▸ **Problem**:
Leaving out every picture, quote the data below exactly as it appears.
+++
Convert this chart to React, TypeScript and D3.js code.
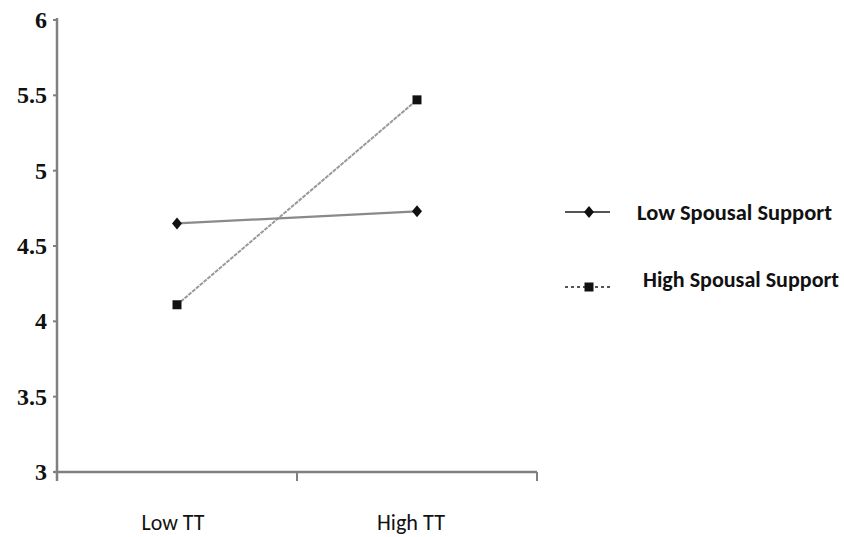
import React from "react";
import * as d3 from "d3";

const categories = ["Low TT", "High TT"];
const lowSpousal = [4.65, 4.73];
const highSpousal = [4.11, 5.47];
const yTicks = [3, 3.5, 4, 4.5, 5, 5.5, 6];
const seriesNames = ["Low Spousal Support", "High Spousal Support"];

function diamondPath(w: number, h: number) {
  const p = d3.path();
  p.moveTo(0, -h / 2);
  p.lineTo(w / 2, 0);
  p.lineTo(0, h / 2);
  p.lineTo(-w / 2, 0);
  p.closePath();
  return p.toString();
}

export default function App() {
  const W = 844, H = 537;
  const x = d3.scaleBand<string>().domain(categories).range([57, 537]);
  const y = d3.scaleLinear().domain([3, 6]).range([472, 20]);
  const cx = (c: string) => (x(c) as number) + x.bandwidth() / 2;
  const line = d3.line<[string, number]>().x(d => cx(d[0])).y(d => y(d[1]));
  const lowData = categories.map((c, i) => [c, lowSpousal[i]] as [string, number]);
  const highData = categories.map((c, i) => [c, highSpousal[i]] as [string, number]);
  const axisColor = "#808080";
  const sans = "Carlito, 'Open Sans', 'Noto Sans', sans-serif";
  const diamond = diamondPath(10, 12);
  const square = d3.symbol().type(d3.symbolSquare).size(81)();
  const xEdges = [57, ...categories.slice(1).map(c => x(c) as number), 537];
  const xLabelWidths = [63, 68];
  const legendWidths = [195, 196];
  return (
    <svg width={W} height={H} style={{ position: "absolute", left: 0, top: 0, background: "#fff" }}>
      {/* y axis */}
      <line x1={57} x2={57} y1={18} y2={481} stroke={axisColor} strokeWidth={2.5} />
      {yTicks.map(t => (
        <g key={t}>
          <line x1={53} x2={57} y1={y(t)} y2={y(t)} stroke={axisColor} strokeWidth={2} />
          <text x={47} y={y(t)} dy="0.33em" textAnchor="end" fontFamily="'Liberation Serif', 'DejaVu Serif', serif" fontWeight="bold" fontSize={24} fill="#111">{t}</text>
        </g>
      ))}
      {/* x axis */}
      <line x1={54} x2={537} y1={472} y2={472} stroke={axisColor} strokeWidth={2.5} />
      {xEdges.map((e, i) => (
        <line key={i} x1={e} x2={e} y1={472} y2={481} stroke={axisColor} strokeWidth={2} />
      ))}
      {categories.map((c, i) => (
        <text key={c} x={cx(c) - 4 - 2 * i} y={530} textAnchor="middle" fontFamily={sans} fontSize={23} fill="#111"
          textLength={xLabelWidths[i]} lengthAdjust="spacingAndGlyphs">{c}</text>
      ))}
      {/* series */}
      <path d={line(highData) as string} fill="none" stroke="#999" strokeWidth={2} strokeDasharray="4,1" />
      <path d={line(lowData) as string} fill="none" stroke="#8a8a8a" strokeWidth={2.2} />
      {lowData.map((d, i) => (
        <path key={i} d={diamond} transform={`translate(${cx(d[0])},${y(d[1])})`} fill="#111" />
      ))}
      {highData.map((d, i) => (
        <path key={i} d={square as string} transform={`translate(${cx(d[0])},${y(d[1])})`} fill="#111" />
      ))}
      {/* legend */}
      <line x1={565} x2={610} y1={212} y2={212} stroke="#555" strokeWidth={2} />
      <path d={diamond} transform="translate(589,212)" fill="#111" />
      <text x={637} y={220} fontFamily={sans} fontWeight="bold" fontSize={22} fill="#111"
        textLength={legendWidths[0]} lengthAdjust="spacingAndGlyphs">{seriesNames[0]}</text>
      <line x1={565} x2={610} y1={287} y2={287} stroke="#555" strokeWidth={2} strokeDasharray="3,3" />
      <path d={square as string} transform="translate(589,287)" fill="#111" />
      <text x={643} y={287} fontFamily={sans} fontWeight="bold" fontSize={22} fill="#111"
        textLength={legendWidths[1]} lengthAdjust="spacingAndGlyphs">{seriesNames[1]}</text>
    </svg>
  );
}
+++
▸ **Written reply**:
Convert this chart to React, TypeScript and D3.js code.
import React from "react";
import * as d3 from "d3";

const categories = ["Low TT", "High TT"];
const lowSpousal = [4.65, 4.73];
const highSpousal = [4.11, 5.47];
const yTicks = [3, 3.5, 4, 4.5, 5, 5.5, 6];
const seriesNames = ["Low Spousal Support", "High Spousal Support"];

function diamondPath(w: number, h: number) {
  const p = d3.path();
  p.moveTo(0, -h / 2);
  p.lineTo(w / 2, 0);
  p.lineTo(0, h / 2);
  p.lineTo(-w / 2, 0);
  p.closePath();
  return p.toString();
}

export default function App() {
  const W = 844, H = 537;
  const x = d3.scaleBand<string>().domain(categories).range([57, 537]);
  const y = d3.scaleLinear().domain([3, 6]).range([472, 20]);
  const cx = (c: string) => (x(c) as number) + x.bandwidth() / 2;
  const line = d3.line<[string, number]>().x(d => cx(d[0])).y(d => y(d[1]));
  const lowData = categories.map((c, i) => [c, lowSpousal[i]] as [string, number]);
  const highData = categories.map((c, i) => [c, highSpousal[i]] as [string, number]);
  const axisColor = "#808080";
  const sans = "Carlito, 'Open Sans', 'Noto Sans', sans-serif";
  const diamond = diamondPath(10, 12);
  const square = d3.symbol().type(d3.symbolSquare).size(81)();
  const xEdges = [57, ...categories.slice(1).map(c => x(c) as number), 537];
  const xLabelWidths = [63, 68];
  const legendWidths = [195, 196];
  return (
    <svg width={W} height={H} style={{ position: "absolute", left: 0, top: 0, background: "#fff" }}>
      {/* y axis */}
      <line x1={57} x2={57} y1={18} y2={481} stroke={axisColor} strokeWidth={2.5} />
      {yTicks.map(t => (
        <g key={t}>
          <line x1={53} x2={57} y1={y(t)} y2={y(t)} stroke={axisColor} strokeWidth={2} />
          <text x={47} y={y(t)} dy="0.33em" textAnchor="end" fontFamily="'Liberation Serif', 'DejaVu Serif', serif" fontWeight="bold" fontSize={24} fill="#111">{t}</text>
        </g>
      ))}
      {/* x axis */}
      <line x1={54} x2={537} y1={472} y2={472} stroke={axisColor} strokeWidth={2.5} />
      {xEdges.map((e, i) => (
        <line key={i} x1={e} x2={e} y1={472} y2={481} stroke={axisColor} strokeWidth={2} />
      ))}
      {categories.map((c, i) => (
        <text key={c} x={cx(c) - 4 - 2 * i} y={530} textAnchor="middle" fontFamily={sans} fontSize={23} fill="#111"
          textLength={xLabelWidths[i]} lengthAdjust="spacingAndGlyphs">{c}</text>
      ))}
      {/* series */}
      <path d={line(highData) as string} fill="none" stroke="#999" strokeWidth={2} strokeDasharray="4,1" />
      <path d={line(lowData) as string} fill="none" stroke="#8a8a8a" strokeWidth={2.2} />
      {lowData.map((d, i) => (
        <path key={i} d={diamond} transform={`translate(${cx(d[0])},${y(d[1])})`} fill="#111" />
      ))}
      {highData.map((d, i) => (
        <path key={i} d={square as string} transform={`translate(${cx(d[0])},${y(d[1])})`} fill="#111" />
      ))}
      {/* legend */}
      <line x1={565} x2={610} y1={212} y2={212} stroke="#555" strokeWidth={2} />
      <path d={diamond} transform="translate(589,212)" fill="#111" />
      <text x={637} y={220} fontFamily={sans} fontWeight="bold" fontSize={22} fill="#111"
        textLength={legendWidths[0]} lengthAdjust="spacingAndGlyphs">{seriesNames[0]}</text>
      <line x1={565} x2={610} y1={287} y2={287} stroke="#555" strokeWidth={2} strokeDasharray="3,3" />
      <path d={square as string} transform="translate(589,287)" fill="#111" />
      <text x={643} y={287} fontFamily={sans} fontWeight="bold" fontSize={22} fill="#111"
        textLength={legendWidths[1]} lengthAdjust="spacingAndGlyphs">{seriesNames[1]}</text>
    </svg>
  );
}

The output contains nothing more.